**Stated exercise**
Return all of the entries word for word, but omit the pictures they contain.

**Figure scripts**

☆ ☆ ☆ ☆

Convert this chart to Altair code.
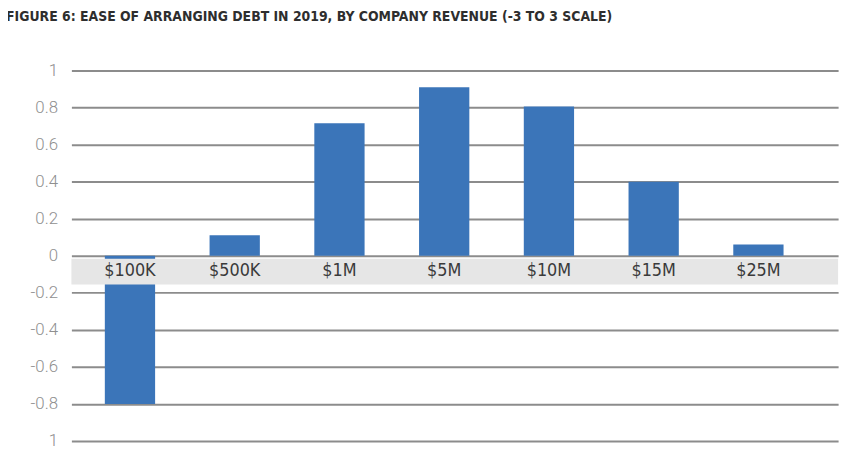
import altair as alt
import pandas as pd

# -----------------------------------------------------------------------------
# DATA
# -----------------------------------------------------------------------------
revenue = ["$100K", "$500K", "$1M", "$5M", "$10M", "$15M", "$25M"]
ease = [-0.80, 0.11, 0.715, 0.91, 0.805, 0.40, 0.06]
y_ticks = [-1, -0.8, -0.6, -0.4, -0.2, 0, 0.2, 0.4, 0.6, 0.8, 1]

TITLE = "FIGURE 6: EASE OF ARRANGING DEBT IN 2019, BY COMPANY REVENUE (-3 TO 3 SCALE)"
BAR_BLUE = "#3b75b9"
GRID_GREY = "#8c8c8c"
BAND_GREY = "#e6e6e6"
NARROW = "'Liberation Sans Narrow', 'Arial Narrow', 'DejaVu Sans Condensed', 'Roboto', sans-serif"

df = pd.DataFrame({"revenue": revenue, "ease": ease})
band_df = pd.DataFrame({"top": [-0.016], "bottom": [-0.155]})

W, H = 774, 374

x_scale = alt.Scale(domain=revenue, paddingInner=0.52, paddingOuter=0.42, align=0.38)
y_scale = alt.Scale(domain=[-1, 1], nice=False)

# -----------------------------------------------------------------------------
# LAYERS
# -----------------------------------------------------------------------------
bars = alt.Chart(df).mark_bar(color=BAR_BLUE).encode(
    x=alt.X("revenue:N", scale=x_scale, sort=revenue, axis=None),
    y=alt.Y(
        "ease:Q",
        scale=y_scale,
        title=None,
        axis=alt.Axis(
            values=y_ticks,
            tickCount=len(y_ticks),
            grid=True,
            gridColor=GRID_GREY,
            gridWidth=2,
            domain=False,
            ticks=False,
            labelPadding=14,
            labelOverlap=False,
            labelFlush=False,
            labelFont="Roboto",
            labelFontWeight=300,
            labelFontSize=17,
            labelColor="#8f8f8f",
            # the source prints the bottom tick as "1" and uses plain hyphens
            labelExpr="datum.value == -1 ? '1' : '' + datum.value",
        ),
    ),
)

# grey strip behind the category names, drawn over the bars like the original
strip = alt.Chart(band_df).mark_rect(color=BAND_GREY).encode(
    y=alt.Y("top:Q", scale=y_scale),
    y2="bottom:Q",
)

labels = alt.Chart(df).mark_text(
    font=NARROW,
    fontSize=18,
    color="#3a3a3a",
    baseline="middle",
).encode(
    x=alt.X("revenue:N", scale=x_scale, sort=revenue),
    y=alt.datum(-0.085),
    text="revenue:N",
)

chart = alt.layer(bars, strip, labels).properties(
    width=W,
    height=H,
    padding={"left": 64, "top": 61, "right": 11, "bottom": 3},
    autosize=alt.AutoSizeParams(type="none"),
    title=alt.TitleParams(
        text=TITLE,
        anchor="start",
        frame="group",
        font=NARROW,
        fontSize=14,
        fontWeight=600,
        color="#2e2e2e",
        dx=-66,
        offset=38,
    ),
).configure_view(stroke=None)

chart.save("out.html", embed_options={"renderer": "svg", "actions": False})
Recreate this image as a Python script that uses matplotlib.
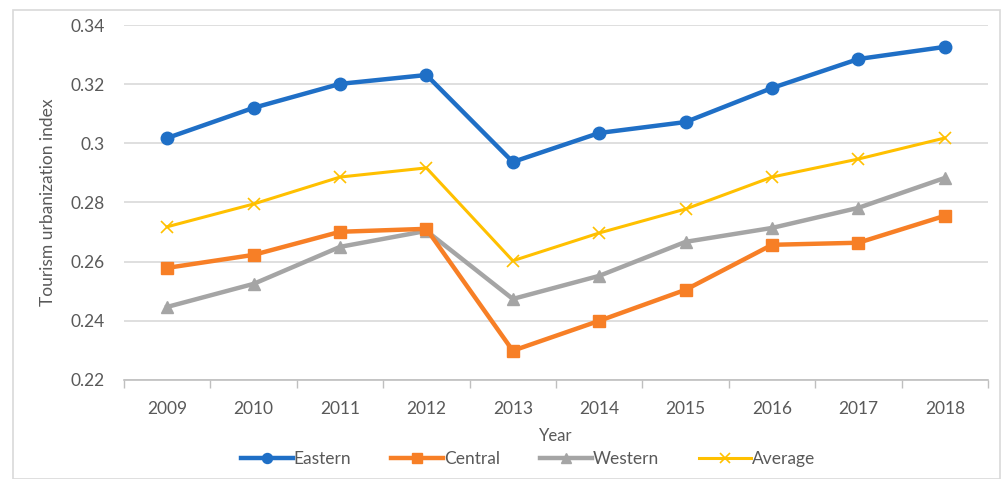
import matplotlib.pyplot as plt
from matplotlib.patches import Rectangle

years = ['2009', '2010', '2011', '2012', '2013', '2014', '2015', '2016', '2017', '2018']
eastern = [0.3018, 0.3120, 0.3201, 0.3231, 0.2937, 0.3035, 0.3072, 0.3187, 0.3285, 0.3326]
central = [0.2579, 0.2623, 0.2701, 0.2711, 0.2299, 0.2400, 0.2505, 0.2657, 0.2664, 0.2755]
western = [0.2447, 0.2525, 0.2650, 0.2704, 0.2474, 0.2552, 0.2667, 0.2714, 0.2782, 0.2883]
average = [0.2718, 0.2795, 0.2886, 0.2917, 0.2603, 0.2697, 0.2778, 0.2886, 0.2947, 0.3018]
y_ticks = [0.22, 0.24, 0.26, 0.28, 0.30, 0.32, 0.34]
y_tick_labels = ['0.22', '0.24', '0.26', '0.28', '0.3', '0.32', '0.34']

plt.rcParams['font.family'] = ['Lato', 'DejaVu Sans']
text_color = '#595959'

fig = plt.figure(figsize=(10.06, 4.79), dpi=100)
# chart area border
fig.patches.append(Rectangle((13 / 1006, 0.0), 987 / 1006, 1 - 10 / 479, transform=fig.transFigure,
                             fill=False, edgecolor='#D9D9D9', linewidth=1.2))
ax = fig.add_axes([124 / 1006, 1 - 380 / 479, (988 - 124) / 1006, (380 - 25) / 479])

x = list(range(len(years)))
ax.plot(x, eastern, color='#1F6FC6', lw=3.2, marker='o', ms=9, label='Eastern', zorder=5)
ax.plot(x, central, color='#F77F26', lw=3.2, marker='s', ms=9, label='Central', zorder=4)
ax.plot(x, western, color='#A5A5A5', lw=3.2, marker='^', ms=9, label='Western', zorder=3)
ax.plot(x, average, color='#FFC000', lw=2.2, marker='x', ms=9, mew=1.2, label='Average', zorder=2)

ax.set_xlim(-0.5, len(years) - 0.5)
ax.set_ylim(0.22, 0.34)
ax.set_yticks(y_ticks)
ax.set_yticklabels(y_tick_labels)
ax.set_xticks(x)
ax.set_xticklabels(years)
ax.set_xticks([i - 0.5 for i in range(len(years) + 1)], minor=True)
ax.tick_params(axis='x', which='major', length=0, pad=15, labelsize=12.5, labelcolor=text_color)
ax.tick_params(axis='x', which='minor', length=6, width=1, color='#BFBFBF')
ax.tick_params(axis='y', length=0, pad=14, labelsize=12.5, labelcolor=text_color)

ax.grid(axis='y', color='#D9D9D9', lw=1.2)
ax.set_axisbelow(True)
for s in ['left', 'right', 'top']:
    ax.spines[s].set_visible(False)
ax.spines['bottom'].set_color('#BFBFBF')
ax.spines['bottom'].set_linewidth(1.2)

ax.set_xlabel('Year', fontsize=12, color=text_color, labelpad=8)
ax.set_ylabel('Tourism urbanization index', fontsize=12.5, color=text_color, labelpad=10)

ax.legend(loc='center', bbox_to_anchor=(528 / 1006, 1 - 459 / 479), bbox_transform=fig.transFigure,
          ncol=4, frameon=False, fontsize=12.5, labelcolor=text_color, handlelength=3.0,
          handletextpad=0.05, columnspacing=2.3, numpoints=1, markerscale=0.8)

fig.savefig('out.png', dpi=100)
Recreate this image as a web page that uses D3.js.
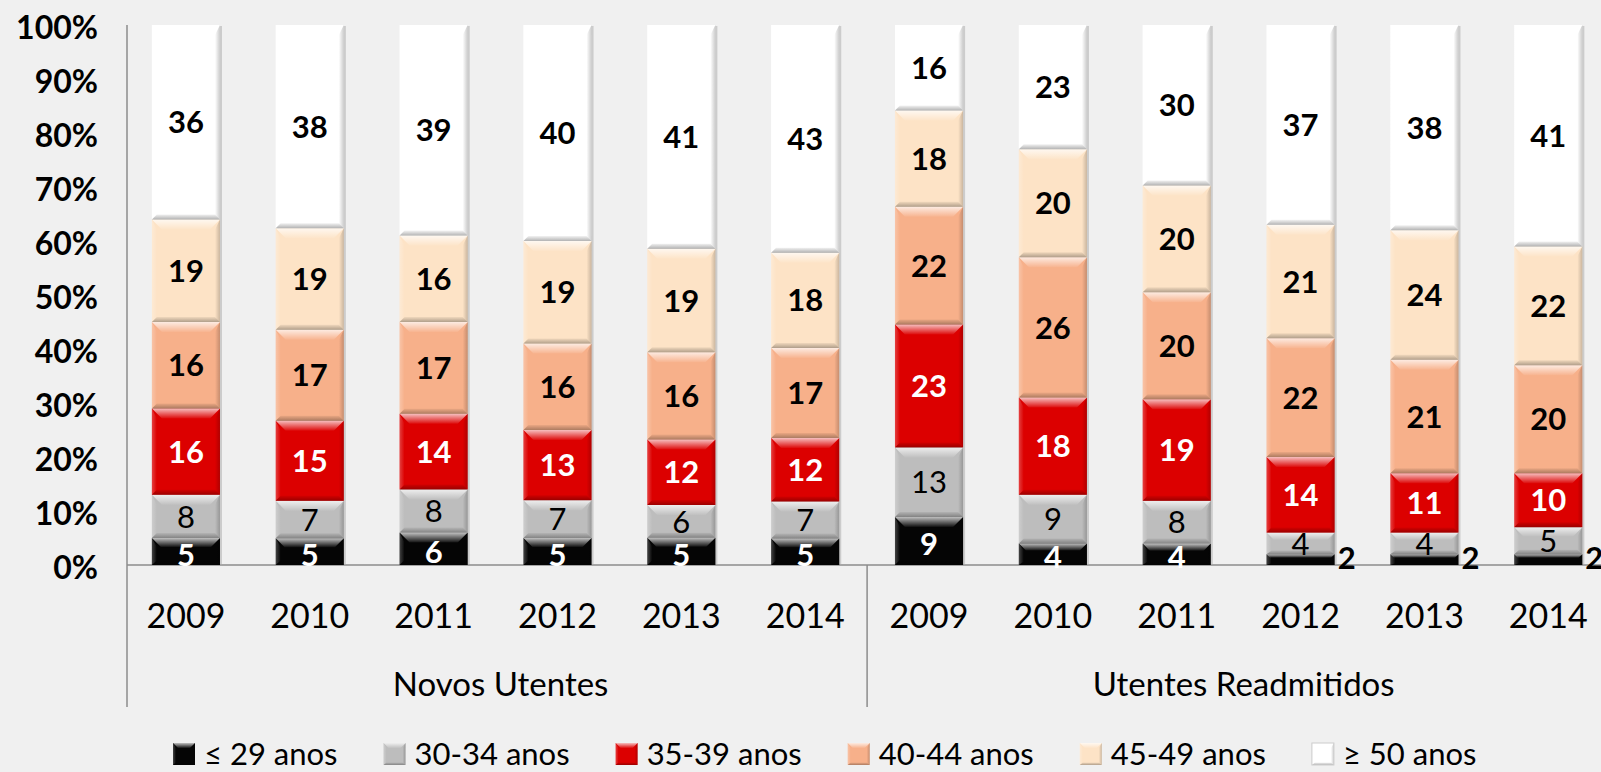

☆ ☆ ☆ ☆

**Task output**
Convert this chart to Altair code.
import altair as alt
import pandas as pd

# -----------------------------------------------------------------------------
# DATA
# -----------------------------------------------------------------------------
revenue = ["$100K", "$500K", "$1M", "$5M", "$10M", "$15M", "$25M"]
ease = [-0.80, 0.11, 0.715, 0.91, 0.805, 0.40, 0.06]
y_ticks = [-1, -0.8, -0.6, -0.4, -0.2, 0, 0.2, 0.4, 0.6, 0.8, 1]

TITLE = "FIGURE 6: EASE OF ARRANGING DEBT IN 2019, BY COMPANY REVENUE (-3 TO 3 SCALE)"
BAR_BLUE = "#3b75b9"
GRID_GREY = "#8c8c8c"
BAND_GREY = "#e6e6e6"
NARROW = "'Liberation Sans Narrow', 'Arial Narrow', 'DejaVu Sans Condensed', 'Roboto', sans-serif"

df = pd.DataFrame({"revenue": revenue, "ease": ease})
band_df = pd.DataFrame({"top": [-0.016], "bottom": [-0.155]})

W, H = 774, 374

x_scale = alt.Scale(domain=revenue, paddingInner=0.52, paddingOuter=0.42, align=0.38)
y_scale = alt.Scale(domain=[-1, 1], nice=False)

# -----------------------------------------------------------------------------
# LAYERS
# -----------------------------------------------------------------------------
bars = alt.Chart(df).mark_bar(color=BAR_BLUE).encode(
    x=alt.X("revenue:N", scale=x_scale, sort=revenue, axis=None),
    y=alt.Y(
        "ease:Q",
        scale=y_scale,
        title=None,
        axis=alt.Axis(
            values=y_ticks,
            tickCount=len(y_ticks),
            grid=True,
            gridColor=GRID_GREY,
            gridWidth=2,
            domain=False,
            ticks=False,
            labelPadding=14,
            labelOverlap=False,
            labelFlush=False,
            labelFont="Roboto",
            labelFontWeight=300,
            labelFontSize=17,
            labelColor="#8f8f8f",
            # the source prints the bottom tick as "1" and uses plain hyphens
            labelExpr="datum.value == -1 ? '1' : '' + datum.value",
        ),
    ),
)

# grey strip behind the category names, drawn over the bars like the original
strip = alt.Chart(band_df).mark_rect(color=BAND_GREY).encode(
    y=alt.Y("top:Q", scale=y_scale),
    y2="bottom:Q",
)

labels = alt.Chart(df).mark_text(
    font=NARROW,
    fontSize=18,
    color="#3a3a3a",
    baseline="middle",
).encode(
    x=alt.X("revenue:N", scale=x_scale, sort=revenue),
    y=alt.datum(-0.085),
    text="revenue:N",
)

chart = alt.layer(bars, strip, labels).properties(
    width=W,
    height=H,
    padding={"left": 64, "top": 61, "right": 11, "bottom": 3},
    autosize=alt.AutoSizeParams(type="none"),
    title=alt.TitleParams(
        text=TITLE,
        anchor="start",
        frame="group",
        font=NARROW,
        fontSize=14,
        fontWeight=600,
        color="#2e2e2e",
        dx=-66,
        offset=38,
    ),
).configure_view(stroke=None)

chart.save("out.html", embed_options={"renderer": "svg", "actions": False})
Recreate this image as a Python script that uses matplotlib.
import matplotlib.pyplot as plt
from matplotlib.patches import Rectangle

years = ['2009', '2010', '2011', '2012', '2013', '2014', '2015', '2016', '2017', '2018']
eastern = [0.3018, 0.3120, 0.3201, 0.3231, 0.2937, 0.3035, 0.3072, 0.3187, 0.3285, 0.3326]
central = [0.2579, 0.2623, 0.2701, 0.2711, 0.2299, 0.2400, 0.2505, 0.2657, 0.2664, 0.2755]
western = [0.2447, 0.2525, 0.2650, 0.2704, 0.2474, 0.2552, 0.2667, 0.2714, 0.2782, 0.2883]
average = [0.2718, 0.2795, 0.2886, 0.2917, 0.2603, 0.2697, 0.2778, 0.2886, 0.2947, 0.3018]
y_ticks = [0.22, 0.24, 0.26, 0.28, 0.30, 0.32, 0.34]
y_tick_labels = ['0.22', '0.24', '0.26', '0.28', '0.3', '0.32', '0.34']

plt.rcParams['font.family'] = ['Lato', 'DejaVu Sans']
text_color = '#595959'

fig = plt.figure(figsize=(10.06, 4.79), dpi=100)
# chart area border
fig.patches.append(Rectangle((13 / 1006, 0.0), 987 / 1006, 1 - 10 / 479, transform=fig.transFigure,
                             fill=False, edgecolor='#D9D9D9', linewidth=1.2))
ax = fig.add_axes([124 / 1006, 1 - 380 / 479, (988 - 124) / 1006, (380 - 25) / 479])

x = list(range(len(years)))
ax.plot(x, eastern, color='#1F6FC6', lw=3.2, marker='o', ms=9, label='Eastern', zorder=5)
ax.plot(x, central, color='#F77F26', lw=3.2, marker='s', ms=9, label='Central', zorder=4)
ax.plot(x, western, color='#A5A5A5', lw=3.2, marker='^', ms=9, label='Western', zorder=3)
ax.plot(x, average, color='#FFC000', lw=2.2, marker='x', ms=9, mew=1.2, label='Average', zorder=2)

ax.set_xlim(-0.5, len(years) - 0.5)
ax.set_ylim(0.22, 0.34)
ax.set_yticks(y_ticks)
ax.set_yticklabels(y_tick_labels)
ax.set_xticks(x)
ax.set_xticklabels(years)
ax.set_xticks([i - 0.5 for i in range(len(years) + 1)], minor=True)
ax.tick_params(axis='x', which='major', length=0, pad=15, labelsize=12.5, labelcolor=text_color)
ax.tick_params(axis='x', which='minor', length=6, width=1, color='#BFBFBF')
ax.tick_params(axis='y', length=0, pad=14, labelsize=12.5, labelcolor=text_color)

ax.grid(axis='y', color='#D9D9D9', lw=1.2)
ax.set_axisbelow(True)
for s in ['left', 'right', 'top']:
    ax.spines[s].set_visible(False)
ax.spines['bottom'].set_color('#BFBFBF')
ax.spines['bottom'].set_linewidth(1.2)

ax.set_xlabel('Year', fontsize=12, color=text_color, labelpad=8)
ax.set_ylabel('Tourism urbanization index', fontsize=12.5, color=text_color, labelpad=10)

ax.legend(loc='center', bbox_to_anchor=(528 / 1006, 1 - 459 / 479), bbox_transform=fig.transFigure,
          ncol=4, frameon=False, fontsize=12.5, labelcolor=text_color, handlelength=3.0,
          handletextpad=0.05, columnspacing=2.3, numpoints=1, markerscale=0.8)

fig.savefig('out.png', dpi=100)
Recreate this image as a web page that uses D3.js.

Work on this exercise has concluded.